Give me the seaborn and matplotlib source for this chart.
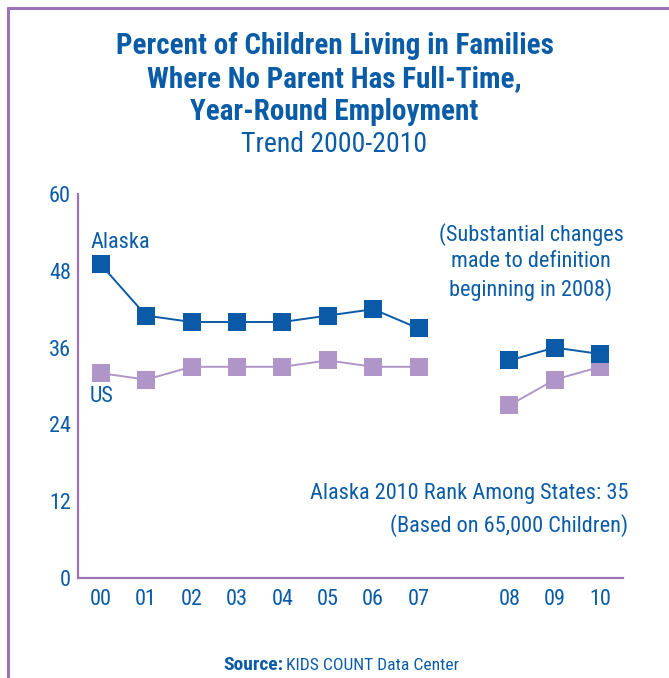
import numpy as np
import pandas as pd
import seaborn as sns
import matplotlib.pyplot as plt
from matplotlib.lines import Line2D
from matplotlib import font_manager

# data
years = ["00", "01", "02", "03", "04", "05", "06", "07", "08", "09", "10"]
alaska = [49, 41, 40, 40, 40, 41, 42, 39, 34, 36, 35]
us = [32, 31, 33, 33, 33, 34, 33, 33, 27, 31, 33]
# slot index on the axis (empty slot between 07 and 08)
slots = [0, 1, 2, 3, 4, 5, 6, 7, 9, 10, 11]
segment = [0, 0, 0, 0, 0, 0, 0, 0, 1, 1, 1]
y_ticks = [0, 12, 24, 36, 48, 60]

BLUE = "#0a5aa8"
LAV = "#b096c8"
PURPLE = "#9d72b8"
TXT = "#0b5ca6"

sns.set_theme(style="white")

# the original uses a condensed face; pick a narrow family that has a bold weight
fonts = font_manager.fontManager.ttflist
weights = {}
for f in fonts:
    if "Narrow" in f.name or "Condensed" in f.name:
        w = f.weight if isinstance(f.weight, int) else 400
        weights.setdefault(f.name, set()).add(w)
prefer = ["Liberation Sans Narrow", "Roboto Condensed", "Open Sans Condensed",
          "Noto Sans Condensed", "DejaVu Sans Condensed"]
good = [n for n in weights if max(weights[n]) >= 600 and min(weights[n]) <= 500]
good.sort(key=lambda n: prefer.index(n) if n in prefer else 99)
family = good[0] if good else "DejaVu Sans"
plt.rcParams["font.family"] = [family, "DejaVu Sans"]

df = pd.DataFrame({
    "slot": slots * 2,
    "value": alaska + us,
    "series": ["Alaska"] * len(years) + ["US"] * len(years),
    "segment": segment * 2,
})

fig = plt.figure(figsize=(6.69, 6.78), dpi=100)
ax = fig.add_axes([78 / 669, 1 - 578 / 678, 545 / 669, 384 / 678])

for name, col in [("US", LAV), ("Alaska", BLUE)]:
    sub = df[df["series"] == name]
    sns.lineplot(data=sub, x="slot", y="value", units="segment", estimator=None,
                 color=col, lw=1.4, marker="s", markersize=13, markeredgewidth=0,
                 ax=ax, legend=False)

ax.set_xlim(-0.5, 11.5)
ax.set_ylim(0, 60)
ax.set_xlabel("")
ax.set_ylabel("")

# tick marks at slot boundaries, labels at slot centres
ax.set_xticks(np.arange(0.5, 12, 1))
ax.set_xticklabels([])
ax.set_xticks(slots, minor=True)
ax.set_xticklabels(years, minor=True)
ax.tick_params(axis="x", which="major", direction="in", length=6.5, width=1.3,
               color=PURPLE)
ax.tick_params(axis="x", which="minor", length=0, pad=8, labelsize=16,
               labelcolor=TXT)
ax.set_yticks(y_ticks)
ax.tick_params(axis="y", direction="in", length=9.5, width=1.3, color=PURPLE,
               labelsize=16, labelcolor=TXT, pad=5)

for s in ["top", "right"]:
    ax.spines[s].set_visible(False)
for s in ["left", "bottom"]:
    ax.spines[s].set_color(PURPLE)
    ax.spines[s].set_linewidth(1.6)

# labels inside the chart
fig.text(90 / 669, 1 - 243 / 678, "Alaska", ha="left", va="center",
         fontsize=16, color=TXT)
fig.text(90 / 669, 1 - 397 / 678, "US", ha="left", va="center",
         fontsize=16, color=TXT)
fig.text(531 / 669, 1 - 262 / 678,
         "(Substantial changes\nmade to definition\nbeginning in 2008)",
         ha="center", va="center", fontsize=16, color=TXT, linespacing=1.33)
fig.text(628 / 669, 1 - 493 / 678, "Alaska 2010 Rank Among States: 35",
         ha="right", va="center", fontsize=16, color=TXT)
fig.text(628 / 669, 1 - 526 / 678, "(Based on 65,000 Children)",
         ha="right", va="center", fontsize=16, color=TXT)

# titles
fig.text(0.5, 1 - 79 / 678,
         "Percent of Children Living in Families\nWhere No Parent Has Full-Time,\nYear-Round Employment",
         ha="center", va="center", fontsize=21, fontweight="bold", color=TXT,
         linespacing=1.23)
fig.text(0.5, 1 - 145 / 678, "Trend 2000-2010", ha="center", va="center",
         fontsize=20, color=TXT)

# source line
fig.text(283 / 669, 1 - 665 / 678, "Source:", ha="right", va="center",
         fontsize=14, fontweight="bold", color=TXT)
fig.text(286 / 669, 1 - 665 / 678, "KIDS COUNT Data Center", ha="left",
         va="center", fontsize=12.6, color=TXT)

# purple frame at left and top
fig.add_artist(Line2D([8 / 669, 8 / 669], [0, 1 - 8 / 678], color=PURPLE,
                      lw=2.2, transform=fig.transFigure))
fig.add_artist(Line2D([8 / 669, 1], [1 - 8 / 678, 1 - 8 / 678], color=PURPLE,
                      lw=2.2, transform=fig.transFigure))

fig.savefig("out.png", dpi=100)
--
*Problem description:* Locate all lines that include the word "seaborn" and copy them out.

*Result of this task:*
Give me the seaborn and matplotlib source for this chart.
import seaborn as sns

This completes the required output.